Request: Can you copy out the data exactly? Leave the images out.

Data provided:
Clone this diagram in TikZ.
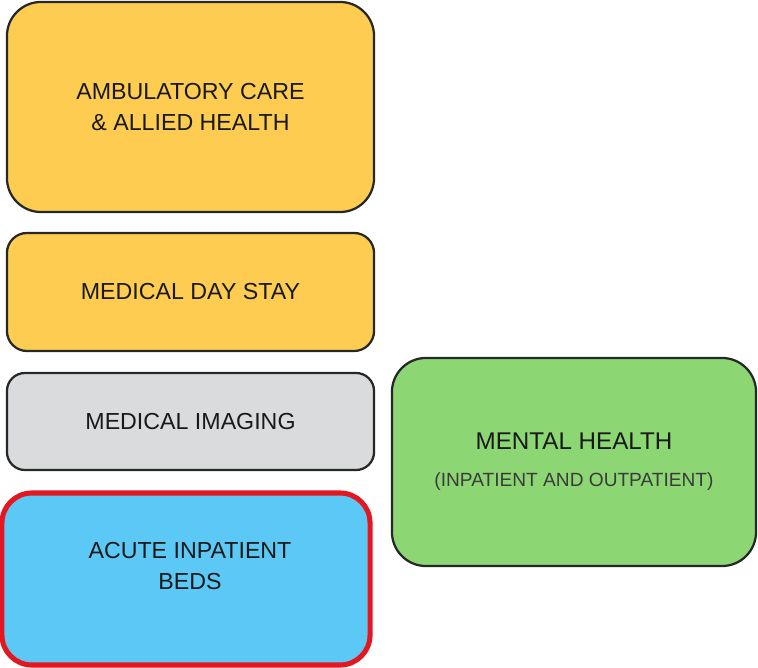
\documentclass[tikz,border=0pt]{standalone}
\usepackage{fontspec}
\setmainfont{Liberation Sans}
\definecolor{boxyellow}{RGB}{253,204,80}
\definecolor{boxgray}{RGB}{218,219,221}
\definecolor{boxblue}{RGB}{92,200,245}
\definecolor{boxgreen}{RGB}{140,214,115}
\definecolor{boxred}{RGB}{228,22,32}
\definecolor{edgedark}{RGB}{38,40,40}
\definecolor{textdark}{RGB}{25,25,25}
\begin{document}
\begin{tikzpicture}[x=0.025cm, y=-0.025cm,
    area/.style={draw=edgedark, line width=1.6pt, rectangle, align=center,
      text=textdark, font=\fontsize{16.5}{21.5}\selectfont}]
  \useasboundingbox (0,0) rectangle (758,668);

  % Left column: stacked service areas
  \node[area, fill=boxyellow, rounded corners=0.85cm,
    minimum width=9.175cm, minimum height=5.25cm] (ambulatory) at (190.5,107)
    {AMBULATORY CARE\\\& ALLIED HEALTH};
  \node[area, fill=boxyellow, rounded corners=0.5cm,
    minimum width=9.175cm, minimum height=2.95cm] (daystay) at (190.5,292)
    {MEDICAL DAY STAY};
  \node[area, fill=boxgray, rounded corners=0.45cm,
    minimum width=9.175cm, minimum height=2.425cm] (imaging) at (190.5,421.5)
    {MEDICAL IMAGING};

  % Highlighted area
  \node[area, fill=boxblue, draw=boxred, line width=3.6pt, rounded corners=0.75cm,
    minimum width=9.2cm, minimum height=4.3cm] (acute) at (186,579) {};
  \node[area, draw=none] (acutetext) at (190,566) {ACUTE INPATIENT\\BEDS};

  % Right: mental health
  \node[area, fill=boxgreen, rounded corners=0.85cm,
    minimum width=9.1cm, minimum height=5.2cm] (mental) at (574,462)
    {{\fontsize{17.2}{21.5}\selectfont MENTAL HEALTH}\\[5pt]{\fontsize{13.6}{15}\selectfont\color{textdark!85}(INPATIENT AND OUTPATIENT)}};
\end{tikzpicture}
\end{document}
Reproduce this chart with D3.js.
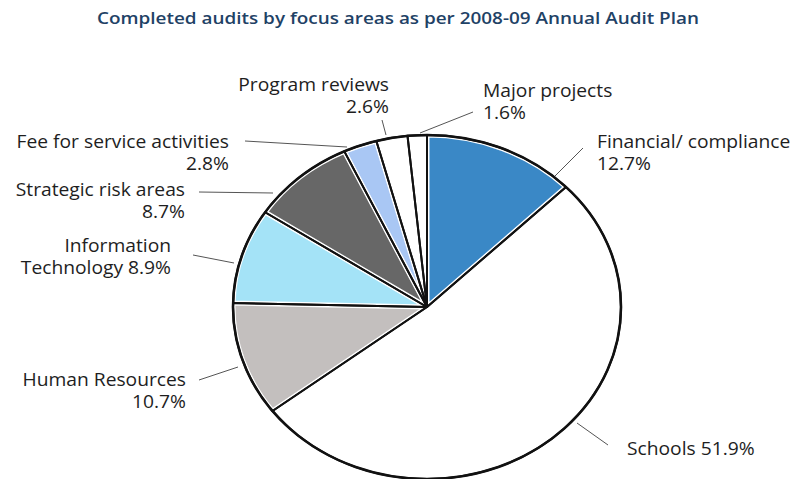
<!DOCTYPE html>
<html><head><meta charset="utf-8">
<script src="https://cdn.jsdelivr.net/npm/d3@7"></script>
<style>body{margin:0;background:#fff}svg{display:block}</style>
</head><body>
<svg id="c" width="794" height="479"></svg>
<script>
const title = "Completed audits by focus areas as per 2008-09 Annual Audit Plan";
const categories = ["Financial/ compliance","Schools","Human Resources","Information Technology","Strategic risk areas","Fee for service activities","Program reviews","Major projects"];
const values = [12.7, 51.9, 10.7, 8.9, 8.7, 2.8, 2.6, 1.6];
const colors = ["#3a88c6","#ffffff","#c3bfbe","#a4e3f7","#676767","#a9c7f4","#ffffff","#ffffff"];
// label text lines (as shown)
const labelLines = [
  ["Financial/ compliance","12.7%"],
  ["Schools 51.9%"],
  ["Human Resources","10.7%"],
  ["Information","Technology 8.9%"],
  ["Strategic risk areas","8.7%"],
  ["Fee for service activities","2.8%"],
  ["Program reviews","2.6%"],
  ["Major projects","1.6%"]
];

const svg = d3.select("#c");
const cx = 427, cy = 307, rx = 194, ry = 172;

svg.append("text").attr("x", 398).attr("y", 24).attr("text-anchor","middle")
  .attr("font-family","Open Sans").attr("font-weight",600).attr("font-size",17)
  .attr("fill","#1f4266").attr("textLength",602).attr("lengthAdjust","spacingAndGlyphs").text(title);

const pie = d3.pie().sort(null).value(d => d)(values);
const arc = d3.arc().innerRadius(0).outerRadius(rx);
const defs = svg.append("defs");
const g = svg.append("g").attr("transform", `translate(${cx},${cy}) scale(1,${ry/rx})`);

pie.forEach((p,i) => {
  defs.append("clipPath").attr("id","cl"+i).append("path").attr("d", arc(p));
});
g.selectAll("path.fill").data(pie).join("path").attr("class","fill")
  .attr("d", arc).attr("fill", (d,i) => colors[i]);
g.selectAll("path.wb").data(pie).join("path").attr("class","wb")
  .attr("d", arc).attr("fill","none").attr("stroke","#fff").attr("stroke-width",5)
  .attr("vector-effect","non-scaling-stroke").attr("clip-path",(d,i)=>`url(#cl${i})`);
g.selectAll("path.bl").data(pie).join("path").attr("class","bl")
  .attr("d", arc).attr("fill","none").attr("stroke","#111").attr("stroke-width",2)
  .attr("stroke-linejoin","round").attr("vector-effect","non-scaling-stroke");
g.append("ellipse").attr("rx",rx).attr("ry",rx).attr("fill","none").attr("stroke","#111")
  .attr("stroke-width",2.6).attr("vector-effect","non-scaling-stroke");

// leader lines
const leaderStart = [[555,176],[577,423],[238,367],[234,263],[273,193],[347,147],[386,135],[420,133]];
const leaderEnds = [[583,148],[608,445],[199,380],[193,255],[199,192],[245,141],[382,120],[473,112]];
svg.append("g").selectAll("line").data(pie).join("line")
  .attr("x1",(d,i)=>leaderStart[i][0]).attr("y1",(d,i)=>leaderStart[i][1])
  .attr("x2",(d,i)=>leaderEnds[i][0]).attr("y2",(d,i)=>leaderEnds[i][1])
  .attr("stroke","#555").attr("stroke-width",1);

// label positions (x, baseline y, anchor)
const labelPos = [[597,148,"start"],[627,455,"start"],[186,386,"end"],[171,252,"end"],[185,196,"end"],[229,148,"end"],[389,91,"end"],[483,97,"start"]];
const lg = svg.append("g").attr("font-family","Open Sans").attr("font-size",17.5).attr("fill","#1e1e1e");
labelLines.forEach((lines,i) => {
  const [x,y,anc] = labelPos[i];
  const t = lg.append("g").attr("transform",`translate(${x},${y}) scale(1.1,1)`)
    .append("text").attr("text-anchor",anc);
  lines.forEach((ln,j) => t.append("tspan").attr("x",0).attr("y", j*22).text(ln));
});
</script>
</body></html>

Expected answer:
Clone this diagram in TikZ.
\documentclass[tikz,border=0pt]{standalone}
\usepackage{fontspec}
\setmainfont{Liberation Sans}
\definecolor{boxyellow}{RGB}{253,204,80}
\definecolor{boxgray}{RGB}{218,219,221}
\definecolor{boxblue}{RGB}{92,200,245}
\definecolor{boxgreen}{RGB}{140,214,115}
\definecolor{boxred}{RGB}{228,22,32}
\definecolor{edgedark}{RGB}{38,40,40}
\definecolor{textdark}{RGB}{25,25,25}
\begin{document}
\begin{tikzpicture}[x=0.025cm, y=-0.025cm,
    area/.style={draw=edgedark, line width=1.6pt, rectangle, align=center,
      text=textdark, font=\fontsize{16.5}{21.5}\selectfont}]
  \useasboundingbox (0,0) rectangle (758,668);

  % Left column: stacked service areas
  \node[area, fill=boxyellow, rounded corners=0.85cm,
    minimum width=9.175cm, minimum height=5.25cm] (ambulatory) at (190.5,107)
    {AMBULATORY CARE\\\& ALLIED HEALTH};
  \node[area, fill=boxyellow, rounded corners=0.5cm,
    minimum width=9.175cm, minimum height=2.95cm] (daystay) at (190.5,292)
    {MEDICAL DAY STAY};
  \node[area, fill=boxgray, rounded corners=0.45cm,
    minimum width=9.175cm, minimum height=2.425cm] (imaging) at (190.5,421.5)
    {MEDICAL IMAGING};

  % Highlighted area
  \node[area, fill=boxblue, draw=boxred, line width=3.6pt, rounded corners=0.75cm,
    minimum width=9.2cm, minimum height=4.3cm] (acute) at (186,579) {};
  \node[area, draw=none] (acutetext) at (190,566) {ACUTE INPATIENT\\BEDS};

  % Right: mental health
  \node[area, fill=boxgreen, rounded corners=0.85cm,
    minimum width=9.1cm, minimum height=5.2cm] (mental) at (574,462)
    {{\fontsize{17.2}{21.5}\selectfont MENTAL HEALTH}\\[5pt]{\fontsize{13.6}{15}\selectfont\color{textdark!85}(INPATIENT AND OUTPATIENT)}};
\end{tikzpicture}
\end{document}
Reproduce this chart with D3.js.
<!DOCTYPE html>
<html><head><meta charset="utf-8">
<script src="https://cdn.jsdelivr.net/npm/d3@7"></script>
<style>body{margin:0;background:#fff}svg{display:block}</style>
</head><body>
<svg id="c" width="794" height="479"></svg>
<script>
const title = "Completed audits by focus areas as per 2008-09 Annual Audit Plan";
const categories = ["Financial/ compliance","Schools","Human Resources","Information Technology","Strategic risk areas","Fee for service activities","Program reviews","Major projects"];
const values = [12.7, 51.9, 10.7, 8.9, 8.7, 2.8, 2.6, 1.6];
const colors = ["#3a88c6","#ffffff","#c3bfbe","#a4e3f7","#676767","#a9c7f4","#ffffff","#ffffff"];
// label text lines (as shown)
const labelLines = [
  ["Financial/ compliance","12.7%"],
  ["Schools 51.9%"],
  ["Human Resources","10.7%"],
  ["Information","Technology 8.9%"],
  ["Strategic risk areas","8.7%"],
  ["Fee for service activities","2.8%"],
  ["Program reviews","2.6%"],
  ["Major projects","1.6%"]
];

const svg = d3.select("#c");
const cx = 427, cy = 307, rx = 194, ry = 172;

svg.append("text").attr("x", 398).attr("y", 24).attr("text-anchor","middle")
  .attr("font-family","Open Sans").attr("font-weight",600).attr("font-size",17)
  .attr("fill","#1f4266").attr("textLength",602).attr("lengthAdjust","spacingAndGlyphs").text(title);

const pie = d3.pie().sort(null).value(d => d)(values);
const arc = d3.arc().innerRadius(0).outerRadius(rx);
const defs = svg.append("defs");
const g = svg.append("g").attr("transform", `translate(${cx},${cy}) scale(1,${ry/rx})`);

pie.forEach((p,i) => {
  defs.append("clipPath").attr("id","cl"+i).append("path").attr("d", arc(p));
});
g.selectAll("path.fill").data(pie).join("path").attr("class","fill")
  .attr("d", arc).attr("fill", (d,i) => colors[i]);
g.selectAll("path.wb").data(pie).join("path").attr("class","wb")
  .attr("d", arc).attr("fill","none").attr("stroke","#fff").attr("stroke-width",5)
  .attr("vector-effect","non-scaling-stroke").attr("clip-path",(d,i)=>`url(#cl${i})`);
g.selectAll("path.bl").data(pie).join("path").attr("class","bl")
  .attr("d", arc).attr("fill","none").attr("stroke","#111").attr("stroke-width",2)
  .attr("stroke-linejoin","round").attr("vector-effect","non-scaling-stroke");
g.append("ellipse").attr("rx",rx).attr("ry",rx).attr("fill","none").attr("stroke","#111")
  .attr("stroke-width",2.6).attr("vector-effect","non-scaling-stroke");

// leader lines
const leaderStart = [[555,176],[577,423],[238,367],[234,263],[273,193],[347,147],[386,135],[420,133]];
const leaderEnds = [[583,148],[608,445],[199,380],[193,255],[199,192],[245,141],[382,120],[473,112]];
svg.append("g").selectAll("line").data(pie).join("line")
  .attr("x1",(d,i)=>leaderStart[i][0]).attr("y1",(d,i)=>leaderStart[i][1])
  .attr("x2",(d,i)=>leaderEnds[i][0]).attr("y2",(d,i)=>leaderEnds[i][1])
  .attr("stroke","#555").attr("stroke-width",1);

// label positions (x, baseline y, anchor)
const labelPos = [[597,148,"start"],[627,455,"start"],[186,386,"end"],[171,252,"end"],[185,196,"end"],[229,148,"end"],[389,91,"end"],[483,97,"start"]];
const lg = svg.append("g").attr("font-family","Open Sans").attr("font-size",17.5).attr("fill","#1e1e1e");
labelLines.forEach((lines,i) => {
  const [x,y,anc] = labelPos[i];
  const t = lg.append("g").attr("transform",`translate(${x},${y}) scale(1.1,1)`)
    .append("text").attr("text-anchor",anc);
  lines.forEach((ln,j) => t.append("tspan").attr("x",0).attr("y", j*22).text(ln));
});
</script>
</body></html>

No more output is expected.